Boschan: What about music producers and mixers, and their representatives?
McPherson: There is now an odd dichotomy between how producer agreements and mixer agreements are construed in accordance with the TAA. There is a case from a few years ago, entitled Lord Alge v. Moir Marie Entertainment, Case No. TAC 45-05 (2008), in which the California Labor Commissioner ruled that a management company that essentially did nothing for two mixer partners but procure employment for them was not liable for violating the Act because a mixing agreement is a recording agreement under the recording contract exemption to the Act. Moir Marie actually found an expert witness who testified as such – and I can tell you that there is probably nobody else in the music industry that would say that a mixing contract is a recording contract. In fact, most of the time, mixers do not record anything; they only mix the tracks that have been recorded already. Even the Labor Commissioner thought twice about her decision, and granted Lord Alge’s motion for reconsideration. However, unfortunately, the case had already been de novo’d to Superior Court, and jurisdiction therefore removed from the Labor Commissioner. Although it is doubtful that a similar case will be decided in the same way in the future, lawyers unfortunately are still allowed to cite to the case for authority.

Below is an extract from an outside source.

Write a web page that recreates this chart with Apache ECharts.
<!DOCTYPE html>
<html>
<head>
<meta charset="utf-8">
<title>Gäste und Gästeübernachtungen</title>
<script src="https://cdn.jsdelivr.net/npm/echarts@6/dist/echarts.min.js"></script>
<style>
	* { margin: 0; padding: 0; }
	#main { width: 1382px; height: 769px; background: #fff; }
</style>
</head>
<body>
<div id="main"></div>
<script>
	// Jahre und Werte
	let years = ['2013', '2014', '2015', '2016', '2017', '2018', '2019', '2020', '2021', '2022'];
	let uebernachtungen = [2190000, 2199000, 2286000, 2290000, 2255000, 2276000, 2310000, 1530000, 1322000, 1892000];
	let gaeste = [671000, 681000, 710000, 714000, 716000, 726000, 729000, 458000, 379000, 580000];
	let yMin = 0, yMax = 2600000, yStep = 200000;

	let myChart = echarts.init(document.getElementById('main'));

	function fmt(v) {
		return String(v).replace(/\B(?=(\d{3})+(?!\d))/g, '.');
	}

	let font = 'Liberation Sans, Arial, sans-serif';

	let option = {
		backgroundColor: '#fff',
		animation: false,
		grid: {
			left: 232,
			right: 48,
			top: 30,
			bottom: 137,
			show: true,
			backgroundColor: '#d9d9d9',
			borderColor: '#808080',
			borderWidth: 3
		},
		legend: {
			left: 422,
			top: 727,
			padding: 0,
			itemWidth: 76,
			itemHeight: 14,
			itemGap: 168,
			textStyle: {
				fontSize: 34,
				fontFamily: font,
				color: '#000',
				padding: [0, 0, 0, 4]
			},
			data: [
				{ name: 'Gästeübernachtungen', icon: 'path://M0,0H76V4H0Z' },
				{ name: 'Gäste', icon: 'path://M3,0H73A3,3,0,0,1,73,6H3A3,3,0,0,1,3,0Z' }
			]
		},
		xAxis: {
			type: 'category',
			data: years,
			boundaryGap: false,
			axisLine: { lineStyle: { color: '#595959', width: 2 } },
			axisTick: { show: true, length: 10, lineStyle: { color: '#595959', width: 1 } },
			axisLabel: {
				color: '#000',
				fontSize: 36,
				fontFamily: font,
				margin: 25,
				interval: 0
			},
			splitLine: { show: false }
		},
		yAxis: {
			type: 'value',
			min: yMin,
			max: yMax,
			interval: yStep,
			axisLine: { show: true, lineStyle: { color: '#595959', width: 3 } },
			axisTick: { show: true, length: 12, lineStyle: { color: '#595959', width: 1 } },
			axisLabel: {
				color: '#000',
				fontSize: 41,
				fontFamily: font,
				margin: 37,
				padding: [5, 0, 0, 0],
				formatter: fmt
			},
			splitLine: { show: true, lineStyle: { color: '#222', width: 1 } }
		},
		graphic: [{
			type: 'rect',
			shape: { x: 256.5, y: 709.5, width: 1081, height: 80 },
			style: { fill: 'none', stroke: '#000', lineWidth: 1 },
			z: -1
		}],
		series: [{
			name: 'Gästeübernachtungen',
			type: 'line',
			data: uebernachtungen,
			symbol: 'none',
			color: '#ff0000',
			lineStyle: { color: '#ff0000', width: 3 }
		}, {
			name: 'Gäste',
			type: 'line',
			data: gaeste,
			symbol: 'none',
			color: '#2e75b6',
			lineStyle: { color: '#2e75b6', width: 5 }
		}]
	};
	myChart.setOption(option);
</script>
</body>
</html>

More recently, in fact on August 11, 2014, the Labor Commissioner decided Lindsey v. Lisa Marie Entertainment, Case No. TAC 28811 (2014), in which the successor of the same management company, doing exactly the same kind of procurement for a producer client, was found to have violated the Act. The Labor Commissioner determined that a producer deal is not a recording agreement. This, of course, is the proper ruling. However, the interesting thing is that one could argue that a producer agreement is much more akin to a recording agreement than a mixing agreement. The hearing officer in the Lindsey case treaded carefully around the Lord Alge case, paying deference to the hearing officer in that case, simply by saying that his decision was limited to the (producer) agreement at hand.

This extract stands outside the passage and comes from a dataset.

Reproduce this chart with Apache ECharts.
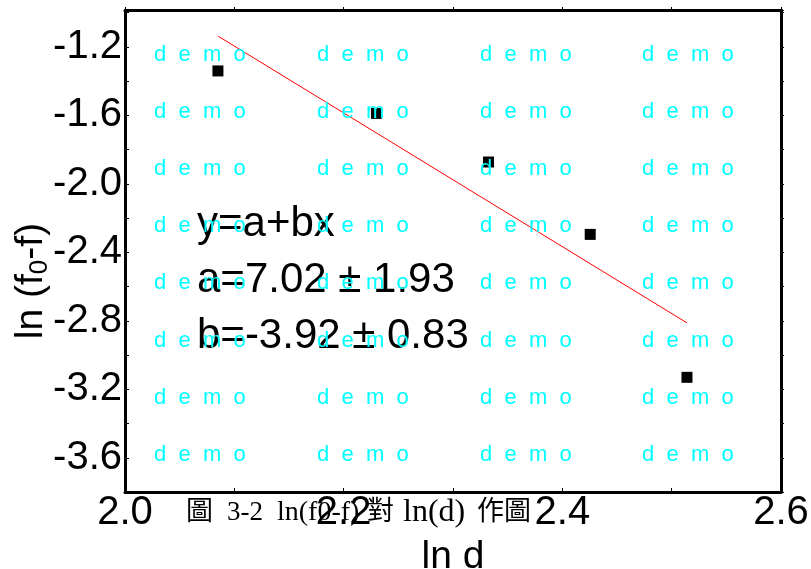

Boschan: How do you help clients who are impacted by the Talent Agencies Act?
McPherson: Although I have often criticized the Act, I have represented countless artists against their former managers and others. Although I question whether the Talent Agencies Act is good for the industry as a whole, it would be malpractice for me not to use it to the advantage of talent that I represent when their former representatives come after them for commissions. Similarly, I have represented managers against talent when I do not feel that they have violated the Act, or at least have not violated the Act in a way that permeates the relationship, as defined in the Marathon v. Blasi case.
Boschan: You are a Talent Agencies Act activist. What changes do you think should be made to the act and why?
McPherson: I think that the entire Act should be looked at very closely in light of the entertainment industry as it exists today – not when the law was originally enacted. However, the first priority has to be the Solis v. Blancarte case!
Ed McPherson has been practicing law for over 30 years. He is licensed to practice law in California, New York, Massachusetts, and Hawaii, and has litigated cases all over the country. He is a partner with the Los Angeles entertainment litigation firm McPherson Rane LLP, which specializes in the (talent side) representation of artists in the entertainment industry. A substantial portion of Mr. McPherson’s practice involves the Talent Agencies Act, about which he has written numerous articles, given many panels, and has testified as an expert witness.